Specify How the Investment Will Be Used
The use of funds section is where many founders are surprisingly vague. Investors need to see a direct connection between the capital they provide and the milestones your business will reach as a result.
Break down the allocation clearly — for example, 40% toward product development, 30% toward sales and marketing, 20% toward hiring, and 10% toward operations. Each allocation should link to a specific outcome that moves the business forward.
Firms like Saz Square, which advise North American businesses preparing for investment rounds, consistently point out that a transparent use of funds section is one of the fastest ways to build investor confidence and demonstrate financial discipline.
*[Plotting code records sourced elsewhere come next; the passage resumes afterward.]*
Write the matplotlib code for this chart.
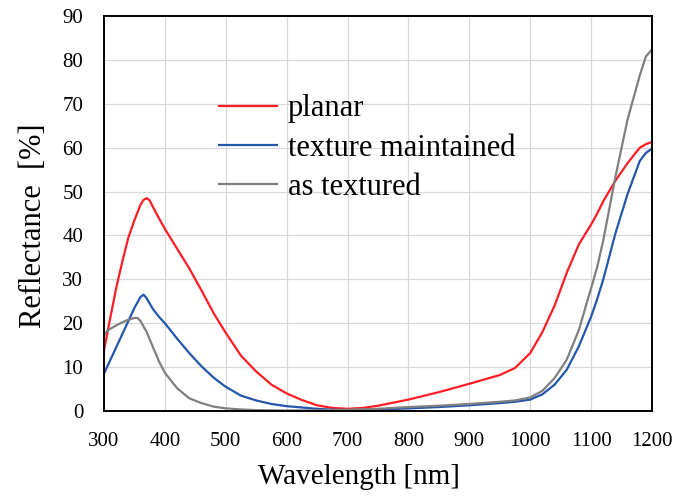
import matplotlib
matplotlib.use("Agg")
import matplotlib.pyplot as plt

# ---------------------------------------------------------------
# Data (wavelength in nm, reflectance in %)
wl_planar = [300, 310, 320, 330, 340, 350, 360, 365, 370, 375, 380, 390,
             400, 420, 440, 460, 480, 500, 525, 550, 575, 600, 625, 650,
             675, 700, 725, 750, 800, 850, 900, 950, 975, 1000, 1020,
             1040, 1060, 1080, 1100, 1110, 1120, 1140, 1160, 1180, 1190,
             1200]
r_planar = [13.8, 21.0, 28.0, 34.0, 39.5, 43.5, 47.0, 48.1, 48.5, 48.0,
            46.6, 44.0, 41.5, 37.0, 32.5, 27.5, 22.3, 17.8, 12.6, 9.0,
            6.0, 4.0, 2.5, 1.3, 0.7, 0.5, 0.7, 1.2, 2.6, 4.3, 6.2, 8.2,
            9.8, 13.2, 18.0, 24.0, 31.5, 38.0, 42.5, 45.0, 47.8, 52.5,
            56.5, 60.0, 60.8, 61.3]

wl_maint = [300, 310, 320, 330, 340, 350, 360, 365, 370, 380, 390, 400,
            420, 440, 460, 480, 500, 525, 550, 575, 600, 625, 650, 675,
            700, 725, 750, 800, 850, 900, 950, 975, 1000, 1020, 1040,
            1060, 1080, 1100, 1110, 1120, 1140, 1160, 1180, 1190, 1200]
r_maint = [8.5, 11.5, 14.5, 17.5, 20.5, 23.5, 26.0, 26.5, 25.7, 23.3,
           21.5, 20.0, 16.5, 13.2, 10.2, 7.6, 5.5, 3.5, 2.4, 1.6, 1.1,
           0.8, 0.5, 0.3, 0.2, 0.2, 0.3, 0.6, 0.9, 1.3, 1.8, 2.1, 2.6,
           3.8, 6.0, 9.4, 14.8, 21.5, 25.5, 30.0, 40.5, 49.5, 57.0,
           58.8, 59.8]

wl_tex = [300, 305, 310, 320, 330, 340, 350, 355, 360, 370, 380, 390,
          400, 420, 440, 460, 480, 500, 525, 550, 575, 600, 650, 700,
          750, 800, 850, 900, 950, 975, 1000, 1020, 1040, 1060, 1080,
          1100, 1110, 1120, 1140, 1160, 1180, 1190, 1200]
r_tex = [17.3, 18.2, 18.7, 19.5, 20.2, 20.8, 21.2, 21.2, 20.5, 18.0,
         14.7, 11.4, 8.7, 5.2, 2.9, 1.8, 1.0, 0.6, 0.35, 0.2, 0.15, 0.1,
         0.15, 0.3, 0.5, 0.9, 1.2, 1.6, 2.1, 2.4, 3.1, 4.6, 7.5, 11.7,
         18.5, 28.0, 32.8, 38.9, 53.4, 66.5, 76.5, 80.8, 82.4]

x_ticks = [300, 400, 500, 600, 700, 800, 900, 1000, 1100, 1200]
y_ticks = [0, 10, 20, 30, 40, 50, 60, 70, 80, 90]
# ---------------------------------------------------------------

plt.rcParams['font.family'] = ['Liberation Serif', 'DejaVu Serif']

fig = plt.figure(figsize=(6.74, 4.96), dpi=100)
ax = fig.add_axes([104 / 674, 1 - 411 / 496, 548 / 674, 395 / 496])

ax.plot(wl_planar, r_planar, color="#ff1c24", linewidth=1.6, label="planar")
ax.plot(wl_maint, r_maint, color="#2356ac", linewidth=1.6,
        label="texture maintained")
ax.plot(wl_tex, r_tex, color="#7f7f7f", linewidth=1.6, label="as textured")

ax.set_xlim(300, 1200)
ax.set_ylim(0, 90)
ax.set_xticks(x_ticks)
ax.set_yticks(y_ticks)
ax.tick_params(axis="both", length=0, labelsize=15, pad=15)
ax.grid(True, color="#d9d9d9", linewidth=0.9)
ax.set_axisbelow(True)
for s in ax.spines.values():
    s.set_linewidth(1.4)
    s.set_color("black")

ax.set_xlabel("Wavelength [nm]", fontsize=21)
ax.set_ylabel("Reflectance  [%]", fontsize=22)
ax.xaxis.set_label_coords(0.465, -0.135)
ax.yaxis.set_label_coords(-0.102, 0.47)

ax.legend(loc="upper left", bbox_to_anchor=(0.21, 0.802), frameon=False,
          fontsize=22, handlelength=1.9, handletextpad=0.35,
          labelspacing=0.34, borderpad=0, borderaxespad=0)

fig.savefig("out.png", dpi=100)
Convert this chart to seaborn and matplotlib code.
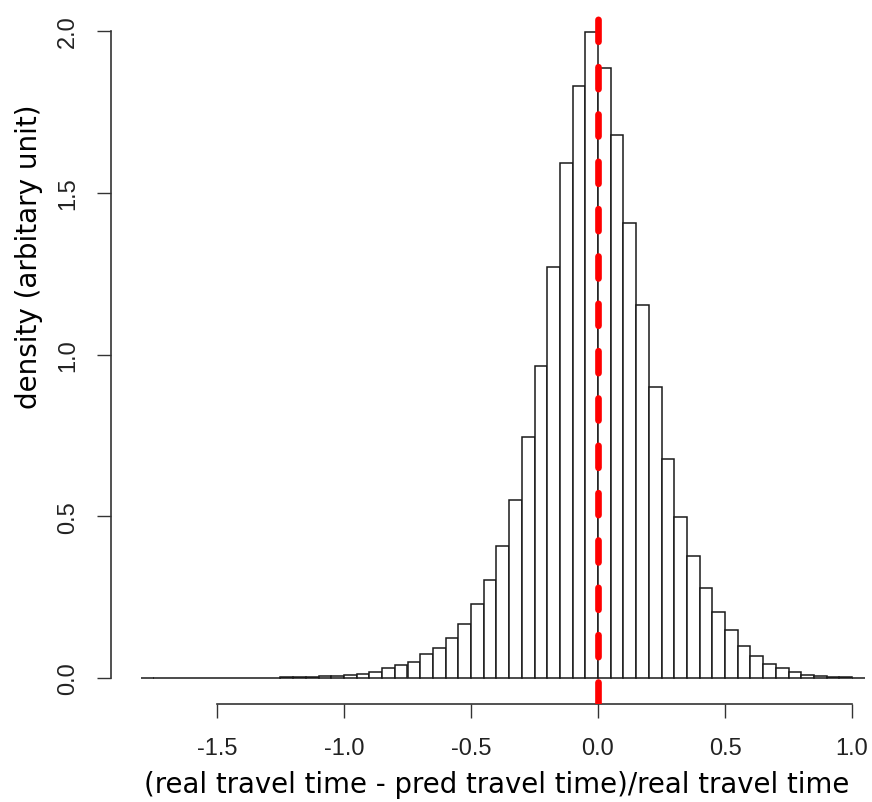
import numpy as np
import pandas as pd
import matplotlib
matplotlib.use("Agg")
import matplotlib.pyplot as plt
import seaborn as sns

# ---- data ----
bin_start = -1.80
bin_width = 0.05
densities = [
    0.0002, 0.0002, 0.0003, 0.0003, 0.0004, 0.0005, 0.0006, 0.0008, 0.0010, 0.0012,
    0.0015, 0.0020, 0.0030, 0.0040, 0.0050, 0.0070, 0.0100, 0.0130, 0.0180, 0.0300,
    0.0400, 0.0490, 0.0730, 0.0930, 0.1250, 0.1670, 0.2300, 0.3030, 0.4090, 0.5510,
    0.7440, 0.9650, 1.2710, 1.5910, 1.8290, 1.9960, 1.8850, 1.6790, 1.4050, 1.1530,
    0.9000, 0.6760, 0.4980, 0.3780, 0.2770, 0.2050, 0.1470, 0.0990, 0.0670, 0.0420,
    0.0310, 0.0190, 0.0100, 0.0060, 0.0040, 0.0030, 0.0010,
]
x_ticks = [-1.5, -1.0, -0.5, 0.0, 0.5, 1.0]
x_ticklabels = ["-1.5", "-1.0", "-0.5", "0.0", "0.5", "1.0"]
y_ticks = [0.0, 0.5, 1.0, 1.5, 2.0]
y_ticklabels = ["0.0", "0.5", "1.0", "1.5", "2.0"]
ref_line_x = 0.0
xlabel = "(real travel time - pred travel time)/real travel time"
ylabel = "density (arbitary unit)"

n = len(densities)
edges = [round(bin_start + bin_width * i, 4) for i in range(n + 1)]
df = pd.DataFrame({
    "x": [(edges[i] + edges[i + 1]) / 2 for i in range(n)],
    "w": densities,
})

sns.set_style("ticks")
plt.rcParams["font.family"] = ["Liberation Sans", "DejaVu Sans"]

W, H = 872, 803
fig = plt.figure(figsize=(W / 100, H / 100), dpi=100)
ax = fig.add_axes([111 / W, (H - 705) / H, (W - 111) / W, 699 / H])

sns.histplot(data=df, x="x", weights="w", bins=edges, stat="count",
             color="white", edgecolor="#1a1a1a", linewidth=1.1, alpha=1.0, ax=ax)

ax.axvline(ref_line_x, color="#ff0000", lw=4.8, linestyle=(0, (3.3, 3.8)),
           dash_capstyle="round", zorder=5)

# pixel mapping: x 0 -> 598px, 254 px/unit; y 0 -> 679px, 323.5 px/unit
ax.set_xlim((111 - 598) / 254, (872 - 598) / 254)
ax.set_ylim(-(705 - 679) / 323.5, (679 - 6) / 323.5)

for s in ["top", "right"]:
    ax.spines[s].set_visible(False)
for s in ["left", "bottom"]:
    ax.spines[s].set_color("#333333")
    ax.spines[s].set_linewidth(1.2)
ax.spines["left"].set_bounds(0, 2)
ax.spines["bottom"].set_bounds(-1.5, 1.0)

ax.set_xticks(x_ticks)
ax.set_xticklabels(x_ticklabels)
ax.set_yticks(y_ticks)
ax.set_yticklabels(y_ticklabels, rotation=90, va="center")
ax.tick_params(axis="both", which="major", direction="out", length=10, width=1.0,
               color="#333333", labelsize=17, labelcolor="#222222",
               bottom=True, left=True, top=False, right=False)
ax.tick_params(axis="x", pad=14)
ax.tick_params(axis="y", pad=13)

ax.set_xlabel(xlabel, family="DejaVu Sans", fontsize=19.8, color="black", va="center")
ax.xaxis.set_label_coords((496.5 - 111) / (W - 111), -(785 - 705) / 699)
ax.set_ylabel(ylabel, family="DejaVu Sans", fontsize=20, color="black", va="center")
ax.yaxis.set_label_coords(-(111 - 29) / (W - 111), (705 - 257) / 699)

fig.savefig("out.png", dpi=100, facecolor="white")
Avoid vague language like "general business purposes." That phrase signals you have not thought carefully about how capital converts into growth.
Outline a Growth Roadmap With Specific Milestones
Investors want to understand not just where your business is today but where it will be in 12, 24, and 36 months. A growth roadmap gives them that visibility.
Include specific milestones: when you plan to launch a new product feature, enter a new market, hit a revenue target, hire a key team member, or close a strategic partnership. Attach realistic timelines to each one. This section shows operational clarity and demonstrates that you have thought carefully about sequencing your growth.
If you are raising a specific round — pre-seed, seed, or Series A — explain what success looks like at the end of that funding period and what metrics you need to hit before you raise again.
Mistakes That Kill Investor Interest Fast
Even well-structured business plans lose investors for avoidable reasons. Inflated market size claims, where a TAM figure is used without explaining what portion is realistically reachable, signal wishful thinking. Missing competitive analysis is a credibility killer — every investor knows alternatives exist. A weak executive summary stops most investors before they reach page two. Financial projections disconnected from a clear customer acquisition plan raise immediate red flags. And failing to state how much you are raising, under what terms, and for what purpose leaves the entire document without a close.
Putting It Together
An investor-ready business plan is not a document you write once and shelve. It is a living reflection of how clearly you think about your business, your market, and the capital you need to scale. Investors read between the lines of every section, looking for discipline, self-awareness, and evidence that you can execute under pressure.
Write it honestly. Ground every claim in data. Make the financial logic traceable from assumptions to outcomes. The founders who get funded are not always the ones with the most polished documents. They are the ones who demonstrate the clearest thinking under uncertainty — and that clarity starts on page one.